_Given exercise_
Please give the entries again in full and exactly, without any picture.

** START Data **

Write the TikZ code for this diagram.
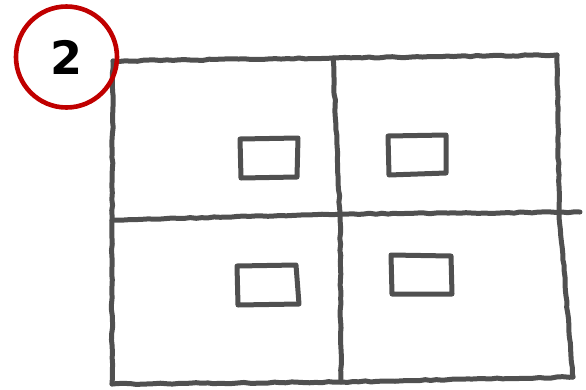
\documentclass[tikz,border=0pt]{standalone}
\usepackage{fontspec}
\newfontfamily\numfont{DejaVu Sans}
\usetikzlibrary{decorations.pathmorphing}
\definecolor{pencil}{HTML}{505050}
\definecolor{badge}{HTML}{C00000}
\tikzset{
  sketch/.style={draw=pencil, line width=5pt, line cap=round, line join=round,
    decorate, decoration={random steps, segment length=6pt, amplitude=0.6pt}},
  smallbox/.style={draw=pencil, line width=5pt, line join=round},
  badgecircle/.style={circle, draw=badge, line width=4.6pt, minimum size=101pt, inner sep=0pt,
    font=\numfont\bfseries\fontsize{46}{46}\selectfont}
}
\begin{document}
\begin{tikzpicture}[x=1pt,y=-1pt]
\useasboundingbox (0,0) rectangle (586,389);
% grid
\coordinate (tl) at (113,61);
\coordinate (tm) at (333,58);
\coordinate (tr) at (557,55);
\coordinate (ml) at (112,220);
\coordinate (mm) at (340,214);
\coordinate (mr) at (559,212);
\coordinate (mx) at (580,212);
\coordinate (bl) at (112,384);
\coordinate (bm) at (341,382);
\coordinate (br) at (573,377);
\draw[sketch] (tl) -- (tm) -- (tr);
\draw[sketch] (bl) -- (bm) -- (br);
\draw[sketch] (tl) -- (ml) -- (bl);
\draw[sketch] (tr) -- (mr) -- (br);
\draw[sketch] (tm) -- (mm) -- (bm);
\draw[sketch] (ml) -- (mm) -- (mx);
% small squares
\draw[smallbox] (240,139) -- (298,138) -- (297,177) -- (241,178) -- cycle;
\draw[smallbox] (388,136) -- (446,135) -- (446,173) -- (389,175) -- cycle;
\draw[smallbox] (237,266) -- (296,265) -- (299,304) -- (238,305) -- cycle;
\draw[smallbox] (391,255) -- (451,256) -- (452,294) -- (392,294) -- cycle;
% badge
\node[badgecircle] (badge) at (66.5,57) {2};
\end{tikzpicture}
\end{document}
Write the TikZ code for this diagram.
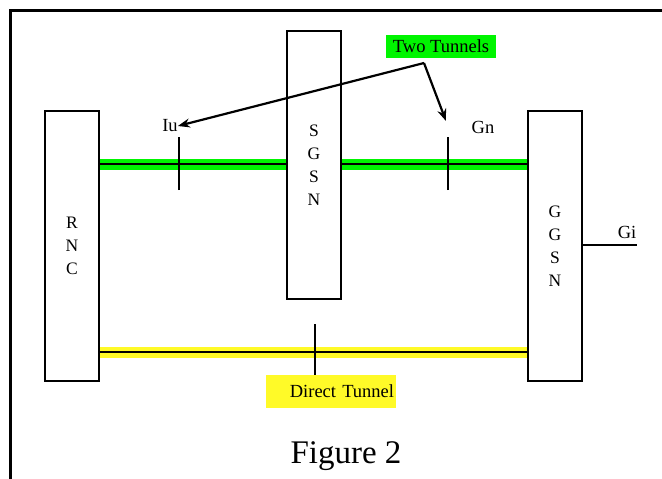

** END Data **

_Output below_
Write the TikZ code for this diagram.
\documentclass[tikz,border=0pt]{standalone}
\usepackage{fontspec}
\newfontfamily\numfont{DejaVu Sans}
\usetikzlibrary{decorations.pathmorphing}
\definecolor{pencil}{HTML}{505050}
\definecolor{badge}{HTML}{C00000}
\tikzset{
  sketch/.style={draw=pencil, line width=5pt, line cap=round, line join=round,
    decorate, decoration={random steps, segment length=6pt, amplitude=0.6pt}},
  smallbox/.style={draw=pencil, line width=5pt, line join=round},
  badgecircle/.style={circle, draw=badge, line width=4.6pt, minimum size=101pt, inner sep=0pt,
    font=\numfont\bfseries\fontsize{46}{46}\selectfont}
}
\begin{document}
\begin{tikzpicture}[x=1pt,y=-1pt]
\useasboundingbox (0,0) rectangle (586,389);
% grid
\coordinate (tl) at (113,61);
\coordinate (tm) at (333,58);
\coordinate (tr) at (557,55);
\coordinate (ml) at (112,220);
\coordinate (mm) at (340,214);
\coordinate (mr) at (559,212);
\coordinate (mx) at (580,212);
\coordinate (bl) at (112,384);
\coordinate (bm) at (341,382);
\coordinate (br) at (573,377);
\draw[sketch] (tl) -- (tm) -- (tr);
\draw[sketch] (bl) -- (bm) -- (br);
\draw[sketch] (tl) -- (ml) -- (bl);
\draw[sketch] (tr) -- (mr) -- (br);
\draw[sketch] (tm) -- (mm) -- (bm);
\draw[sketch] (ml) -- (mm) -- (mx);
% small squares
\draw[smallbox] (240,139) -- (298,138) -- (297,177) -- (241,178) -- cycle;
\draw[smallbox] (388,136) -- (446,135) -- (446,173) -- (389,175) -- cycle;
\draw[smallbox] (237,266) -- (296,265) -- (299,304) -- (238,305) -- cycle;
\draw[smallbox] (391,255) -- (451,256) -- (452,294) -- (392,294) -- cycle;
% badge
\node[badgecircle] (badge) at (66.5,57) {2};
\end{tikzpicture}
\end{document}
Write the TikZ code for this diagram.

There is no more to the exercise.